Rach had multiple stress related health problems. While I was distraught to hear of her death, it was easy to see that the danger had always been there.
At her funeral, some guests misgendered my friend and used her old name. I know that it would have caused her such grief to hear that, and that those in her family who had come, at last, to acknowledge love her as her true self would have brought her such peace.
The stress caused by the operations she’d undergone, and the deep emotional distress I saw in her emails must, at last, have been too much. The Rachel I knew was a strong and vibrant woman who was true to herself and gracious everyone she met despite a constant onslaught of transphobia.
Rachel was like a warrior undergoing battle after battle. Although I hoped, each time, that she’d come home with more tales of narrow escapes and courageous confrontations, there was always that nagging fear that, one day, she wouldn’t.
The following is an extract from
Rachel’s final email to me. I believe that she’d be willing to share this part with you, as she had shared similar thoughts at the poetry open mic nights we went to together.

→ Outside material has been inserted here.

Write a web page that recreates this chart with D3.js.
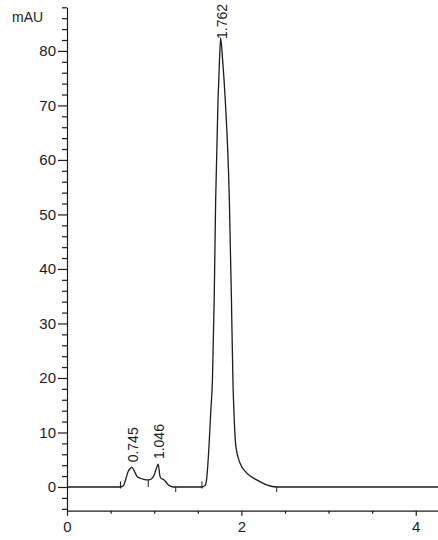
<!DOCTYPE html>
<html>
<head>
<meta charset="utf-8">
<script src="https://cdn.jsdelivr.net/npm/d3@7"></script>
<style>
  html, body { margin: 0; padding: 0; background: #fff; }
  svg { display: block; font-family: "Liberation Sans", Arial, sans-serif; }
</style>
</head>
<body>
<svg id="chart" width="438" height="540"></svg>
<script>
// Detector trace: retention time (min) and absorbance (mAU)
const times = [0, 0.40, 0.60, 0.645, 0.67, 0.70, 0.725, 0.745, 0.77, 0.80, 0.84, 0.88, 0.932, 0.97, 1.00, 1.025, 1.046, 1.067, 1.085, 1.105, 1.13, 1.16, 1.22, 1.40, 1.548,
  1.585, 1.600, 1.615, 1.628, 1.648, 1.668, 1.688, 1.705, 1.732, 1.749, 1.762, 1.785, 1.815, 1.862, 1.886, 1.903, 1.915, 1.938, 1.984, 2.060, 2.175, 2.290, 2.405, 3.0, 3.6, 4.255];
const signal = [0, 0, 0, 0.2, 1.2, 2.8, 3.4, 3.6, 3.0, 2.0, 1.6, 1.4, 1.3, 1.5, 2.2, 3.4, 4.2, 1.9, 1.5, 1.4, 1.0, 0.4, 0, 0, 0,
  0.3, 1.3, 4.0, 7.3, 13.6, 19.6, 34.3, 52.7, 71.0, 78.3, 82.4, 78.3, 71.0, 52.7, 34.3, 19.6, 13.6, 7.3, 4.4, 2.6, 1.3, 0.4, 0, 0, 0, 0];

// Labelled peaks
const peakTimes = [0.745, 1.046, 1.762];
const peakHeights = [3.6, 4.2, 82.4];
const peakLabels = ["0.745", "1.046", "1.762"];

// Integration marks on the baseline
const startMarks = [0.613, 1.548];
const endMarks = [1.247, 2.405];
const valleyMarks = [0.932];
const valleyHeights = [1.3];

// Axis ticks
const yMajor = [0, 10, 20, 30, 40, 50, 60, 70, 80];
const yMinor = [-4, -2, 2, 4, 6, 8, 12, 14, 16, 18, 22, 24, 26, 28, 32, 34, 36, 38, 42, 44, 46, 48, 52, 54, 56, 58, 62, 64, 66, 68, 72, 74, 76, 78, 82, 84, 86, 88];
const xMajor = [0, 2, 4];
const xMinor = [0.5, 1, 1.5, 2.5, 3, 3.5];
const yUnit = "mAU";

const ink = "#1c1c1c";
const svg = d3.select("#chart");

const x = d3.scaleLinear().domain([0, 4.255]).range([67, 438]);
const y = d3.scaleLinear().domain([-4.35, 88]).range([510.7, 7.3]);
const axisY = y(-4.35);

// Y axis: minor ticks then labelled ticks
const gyMinor = svg.append("g").attr("transform", `translate(${x(0)},0)`)
  .call(d3.axisLeft(y).tickValues(yMinor).tickSize(5).tickSizeOuter(0).tickFormat(""));
gyMinor.select(".domain").remove();
const gy = svg.append("g").attr("transform", `translate(${x(0)},0)`)
  .call(d3.axisLeft(y).tickValues(yMajor).tickSize(9).tickSizeOuter(0).tickPadding(2).tickFormat(d3.format("d")));
gy.selectAll("text").attr("font-size", 15).attr("fill", ink);

// X axis
const gxMinor = svg.append("g").attr("transform", `translate(0,${axisY})`)
  .call(d3.axisBottom(x).tickValues(xMinor).tickSize(3).tickSizeOuter(0).tickFormat(""));
gxMinor.select(".domain").remove();
const gx = svg.append("g").attr("transform", `translate(0,${axisY})`)
  .call(d3.axisBottom(x).tickValues(xMajor).tickSize(5).tickSizeOuter(0).tickPadding(6).tickFormat(d3.format("d")));
gx.selectAll("text").attr("font-size", 15).attr("fill", ink);

svg.selectAll(".domain, .tick line").attr("stroke", ink).attr("stroke-width", 1.2);

svg.append("text").attr("x", 12).attr("y", 22).attr("font-size", 14).attr("fill", ink).text(yUnit);

// Trace
const pts = times.map((t, i) => [t, signal[i]]);
const line = d3.line().x(d => x(d[0])).y(d => y(d[1])).curve(d3.curveMonotoneX);
svg.append("path").datum(pts).attr("d", line)
  .attr("fill", "none").attr("stroke", ink).attr("stroke-width", 1.3);

// Integration marks
svg.append("g").selectAll("line").data(startMarks).join("line")
  .attr("x1", d => x(d)).attr("x2", d => x(d))
  .attr("y1", y(0) - 5.5).attr("y2", y(0) + 1.5)
  .attr("stroke", ink).attr("stroke-width", 1);
svg.append("g").selectAll("line").data(endMarks).join("line")
  .attr("x1", d => x(d)).attr("x2", d => x(d))
  .attr("y1", y(0)).attr("y2", y(0) + 5)
  .attr("stroke", ink).attr("stroke-width", 1);
svg.append("g").selectAll("line").data(valleyMarks).join("line")
  .attr("x1", d => x(d)).attr("x2", d => x(d))
  .attr("y1", (d, i) => y(valleyHeights[i])).attr("y2", y(0))
  .attr("stroke", ink).attr("stroke-width", 1);

// Retention-time labels above each peak, reading upward
const labels = svg.append("g");
peakTimes.forEach((t, i) => {
  const tx = labels.append("text")
    .attr("font-size", 14).attr("fill", ink)
    .attr("text-anchor", "start").attr("dominant-baseline", "central")
    .text(peakLabels[i]);
  const len = tx.node().getComputedTextLength();
  let base = y(peakHeights[i]) - 5;
  if (base - len < 2) base = 4 + len;
  tx.attr("transform", `translate(${x(t) + 1},${base}) rotate(-90)`);
});
</script>
</body>
</html>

“When people stare at me and make their instant judgements I see what they see in their eyes, the attempt and the failure. The women feel smug because they have identified a flaw as they
perceive it and thus feel secure because this flaw distances them from what they see.”
I wish I could say that Rach was wrong, but as her friend I often saw the derisory looks and mouthed jokes aimed at her back. I saw the disgust, the fear, the hate.
Rachel was mocked, excluded, avoided – just for being who she was – by people who would call themselves open minded and unprejudiced.
When she died, our friendship had just begun to truly blossom. As much as I miss Rach, I miss the long and close camaraderie that we might have had, if things had been different.